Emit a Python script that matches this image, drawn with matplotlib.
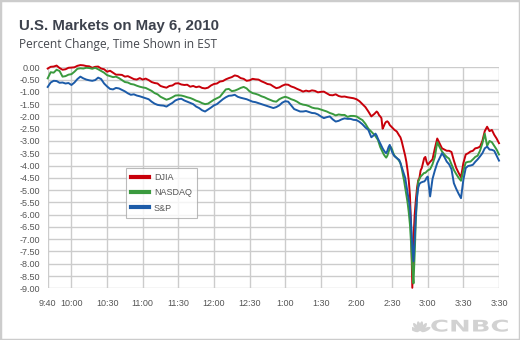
import math

import matplotlib
matplotlib.use("Agg")
import matplotlib.pyplot as plt
from matplotlib.patches import Ellipse, PathPatch, Rectangle
from matplotlib.textpath import TextPath
from matplotlib.font_manager import FontProperties
from matplotlib.transforms import Affine2D

# sample times, minutes after 9:30: every 2.5 min to 2:15, every minute
# through the crash, every 2 min after 3:00
minutes = ([10 + 2.5 * i for i in range(111)]
           + list(range(286, 331)) + list(range(332, 391, 2)))

djia = [
    -0.05, 0.02, 0.03, 0.07, -0.03, -0.10, -0.08, -0.02, -0.01, 0.00,
    0.06, 0.09, 0.08, 0.05, 0.04, -0.02, 0.02, 0.03, -0.05, -0.08,
    -0.18, -0.14, -0.22, -0.30, -0.30, -0.31, -0.38, -0.36, -0.42, -0.48,
    -0.50, -0.44, -0.50, -0.46, -0.52, -0.60, -0.64, -0.66, -0.76, -0.80,
    -0.83, -0.76, -0.74, -0.66, -0.65, -0.70, -0.72, -0.71, -0.79, -0.76,
    -0.81, -0.78, -0.84, -0.86, -0.83, -0.74, -0.68, -0.66, -0.58, -0.56,
    -0.49, -0.44, -0.40, -0.33, -0.36, -0.44, -0.47, -0.55, -0.53, -0.47,
    -0.49, -0.50, -0.57, -0.62, -0.68, -0.70, -0.78, -0.85, -0.82, -0.75,
    -0.70, -0.71, -0.78, -0.82, -0.88, -0.93, -0.99, -0.95, -0.98, -0.94,
    -0.96, -1.02, -1.00, -0.99, -1.06, -1.13, -1.14, -1.10, -1.17, -1.20,
    -1.19, -1.22, -1.24, -1.26, -1.30, -1.38, -1.50, -1.62, -1.80, -2.00,
    -1.90,
    -1.85, -1.80, -1.85, -1.95, -2.00, -2.07, -2.50, -2.40, -2.28, -2.22,
    -2.20, -2.25, -2.35, -2.40, -2.45, -2.50, -2.55, -2.58, -2.62, -2.70,
    -2.78, -2.85, -3.00, -3.20, -3.40, -3.60, -3.85, -4.20, -4.60, -5.20,
    -6.50, -8.98, -7.00, -6.00, -5.40, -4.90, -4.60, -4.50, -4.20, -4.10,
    -3.90, -3.70, -3.65, -3.85, -3.97,
    -3.85, -3.75, -3.30, -2.90, -3.10, -3.30, -3.35, -3.40, -3.40, -3.45,
    -3.80, -4.10, -4.30, -4.48, -3.90, -3.55, -3.50, -3.43, -3.40, -3.30,
    -3.28, -3.23, -3.00, -2.60, -2.42, -2.60, -2.55, -2.75, -2.90, -3.09,
]
nasdaq = [
    -0.45, -0.20, -0.22, -0.10, -0.15, -0.38, -0.36, -0.30, -0.28, -0.18,
    -0.06, -0.04, -0.05, -0.02, -0.03, -0.06, -0.02, -0.08, -0.15, -0.22,
    -0.32, -0.36, -0.40, -0.38, -0.44, -0.52, -0.60, -0.62, -0.68, -0.70,
    -0.75, -0.79, -0.82, -0.84, -0.90, -0.96, -1.05, -1.10, -1.20, -1.26,
    -1.32, -1.28, -1.22, -1.15, -1.14, -1.15, -1.18, -1.22, -1.25, -1.30,
    -1.36, -1.40, -1.46, -1.50, -1.48, -1.40, -1.32, -1.26, -1.20, -1.05,
    -0.90, -0.88, -0.97, -0.95, -0.90, -0.84, -0.80, -0.86, -0.98, -1.05,
    -1.08, -1.12, -1.18, -1.22, -1.28, -1.33, -1.38, -1.40, -1.30, -1.24,
    -1.20, -1.24, -1.30, -1.34, -1.40, -1.48, -1.52, -1.54, -1.58, -1.64,
    -1.67, -1.68, -1.72, -1.76, -1.80, -1.86, -1.90, -1.96, -1.92, -1.94,
    -1.94, -2.02, -1.98, -1.98, -2.00, -2.08, -2.15, -2.30, -2.50, -2.62,
    -2.75,
    -2.80, -2.88, -2.95, -3.10, -3.25, -3.35, -3.45, -3.55, -3.62, -3.68,
    -3.60, -3.45, -3.30, -3.25, -3.35, -3.50, -3.60, -3.65, -3.70, -3.75,
    -3.82, -3.90, -4.10, -4.35, -4.60, -4.90, -5.20, -5.50, -5.90, -6.40,
    -7.20, -8.20, -8.80, -7.60, -6.20, -5.20, -4.65, -4.55, -4.45, -4.40,
    -4.35, -4.30, -4.30, -4.25, -4.20,
    -4.15, -3.95, -3.65, -3.05, -3.25, -3.43, -3.55, -3.65, -3.72, -3.95,
    -4.18, -4.35, -4.50, -4.62, -4.20, -3.88, -3.85, -3.84, -3.75, -3.65,
    -3.60, -3.40, -3.10, -2.70, -3.20, -3.00, -3.05, -3.20, -3.35, -3.55,
]
sp500 = [
    -0.80, -0.62, -0.55, -0.56, -0.63, -0.62, -0.66, -0.64, -0.72, -0.62,
    -0.48, -0.38, -0.45, -0.50, -0.53, -0.55, -0.52, -0.42, -0.48, -0.66,
    -0.78, -0.88, -0.90, -0.84, -0.86, -0.92, -0.98, -1.06, -1.12, -1.10,
    -1.15, -1.18, -1.22, -1.26, -1.30, -1.40, -1.48, -1.53, -1.55, -1.56,
    -1.60, -1.52, -1.45, -1.35, -1.30, -1.28, -1.35, -1.40, -1.45, -1.50,
    -1.60, -1.66, -1.75, -1.80, -1.72, -1.64, -1.55, -1.50, -1.40, -1.30,
    -1.22, -1.16, -1.15, -1.12, -1.20, -1.24, -1.27, -1.30, -1.35, -1.40,
    -1.42, -1.46, -1.50, -1.54, -1.58, -1.62, -1.66, -1.62, -1.55, -1.44,
    -1.38, -1.40, -1.55, -1.70, -1.75, -1.80, -1.80, -1.78, -1.82, -1.86,
    -1.87, -1.92, -2.00, -2.07, -2.03, -2.00, -2.12, -2.21, -2.18, -2.12,
    -2.08, -2.10, -2.10, -2.14, -2.15, -2.22, -2.32, -2.45, -2.55, -2.85,
    -2.75,
    -2.70, -2.78, -2.90, -3.00, -3.10, -3.20, -3.30, -3.38, -3.45, -3.50,
    -3.40, -3.25, -3.16, -3.30, -3.45, -3.55, -3.62, -3.66, -3.70, -3.74,
    -3.77, -3.90, -4.05, -4.20, -4.35, -4.50, -4.80, -5.10, -5.40, -5.70,
    -6.40, -7.30, -7.90, -7.00, -6.00, -5.30, -4.90, -4.75, -4.70, -4.68,
    -4.66, -4.65, -4.60, -4.50, -4.45,
    -5.26, -4.55, -4.20, -3.90, -3.70, -3.50, -3.65, -3.84, -3.95, -4.15,
    -4.72, -4.95, -5.15, -5.33, -4.58, -4.10, -4.02, -4.00, -3.97, -3.85,
    -3.75, -3.63, -3.50, -3.30, -3.23, -3.35, -3.36, -3.40, -3.60, -3.80,
]

tick_minutes = [10, 30, 60, 90, 120, 150, 180, 210, 240, 270, 300, 330, 360, 390]
# the source labels its last tick "3:30" twice, kept as drawn
tick_labels = ["9:40", "10:00", "10:30", "11:00", "11:30", "12:00", "12:30",
               "1:00", "1:30", "2:00", "2:30", "3:00", "3:30", "3:30"]
y_ticks = [-0.5 * i for i in range(19)]

W, H = 520, 340
fig = plt.figure(figsize=(W / 100, H / 100), dpi=100)
fig.patch.set_facecolor("white")
ax = fig.add_axes([47.7 / W, 1 - 288.3 / H, 451.3 / W, 221 / H])

for vals, col in [(djia, "#c8000a"), (nasdaq, "#3a9a3e"), (sp500, "#1c5ba8")]:
    ax.plot(minutes, vals, color=col, lw=1.4, clip_on=False, zorder=3,
            solid_joinstyle="round")

ax.set_xlim(10, 390)
ax.set_ylim(-9, 0)
ax.set_xticks(tick_minutes)
ax.set_xticklabels(tick_labels)
ax.set_yticks(y_ticks)
ax.set_yticklabels([f"{v:.2f}" if v else "0.00" for v in y_ticks])
ax.grid(True, color="#cccccc", lw=1)
ax.set_axisbelow(True)
for s in ax.spines.values():
    s.set_visible(False)
ax.tick_params(length=0, labelsize=6.5, labelcolor="#555555")
ax.tick_params(axis="x", pad=8)
ax.tick_params(axis="y", pad=5.5)
for lab in ax.get_xticklabels() + ax.get_yticklabels():
    lab.set_family("Liberation Sans")

leg = ax.legend(["DJIA", "NASDAQ", "S&P"], loc="upper left",
                bbox_to_anchor=(0.1735, 0.545), borderaxespad=0,
                frameon=True, fancybox=False, shadow=False,
                handlelength=1.9, handletextpad=0.6,
                borderpad=0.6, labelspacing=0.68,
                prop={"family": "Liberation Sans", "size": 6.5})
leg.get_frame().set_edgecolor("#aaaaaa")
leg.get_frame().set_linewidth(0.8)
for t in leg.get_texts():
    t.set_color("#555555")
for h in leg.get_lines():
    h.set_linewidth(3.0)

fig.text(19 / W, 1 - 30 / H, "U.S. Markets on May 6, 2010", fontsize=10.8,
         fontweight="bold", color="#3d424d", family="Liberation Sans")
fig.text(19 / W, 1 - 47.7 / H, "Percent Change, Time Shown in EST", fontsize=8.6,
         color="#45484f", family="Open Sans")

# CNBC logo, drawn in light grey at bottom right
logo = fig.add_axes([412 / W, 1 - 334 / H, 100 / W, 20 / H])
logo.set_xlim(0, 100)
logo.set_ylim(0, 20)
logo.axis("off")
for ang in [155, 125, 100, 80, 55, 25]:
    r = 6.5
    cx = 8 + r * math.cos(math.radians(ang))
    cy = 2 + r * math.sin(math.radians(ang)) * 0.9
    logo.add_patch(Ellipse((cx, cy), 10, 3.6, angle=ang, color="#d2d2d2", lw=0))
tp = TextPath((0, 0), "CNBC", size=16,
              prop=FontProperties(family="DejaVu Sans", weight="bold"))
logo.add_patch(PathPatch(Affine2D().scale(1.62, 1.0).translate(18, 2.5).transform_path(tp),
                         color="#d2d2d2", lw=0))

fig.add_artist(Rectangle((0, 0), 1, 1, transform=fig.transFigure, fill=False,
                         edgecolor="#cccccc", lw=2.5))

fig.savefig("out.png", dpi=100)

§

- To do
Write out exactly the opening lines of the data, stopping after the line that holds "list(range(332, 391, 2)))". Exclude pictures.

- Output for this exercise
Emit a Python script that matches this image, drawn with matplotlib.
import math

import matplotlib
matplotlib.use("Agg")
import matplotlib.pyplot as plt
from matplotlib.patches import Ellipse, PathPatch, Rectangle
from matplotlib.textpath import TextPath
from matplotlib.font_manager import FontProperties
from matplotlib.transforms import Affine2D

# sample times, minutes after 9:30: every 2.5 min to 2:15, every minute
# through the crash, every 2 min after 3:00
minutes = ([10 + 2.5 * i for i in range(111)]
           + list(range(286, 331)) + list(range(332, 391, 2)))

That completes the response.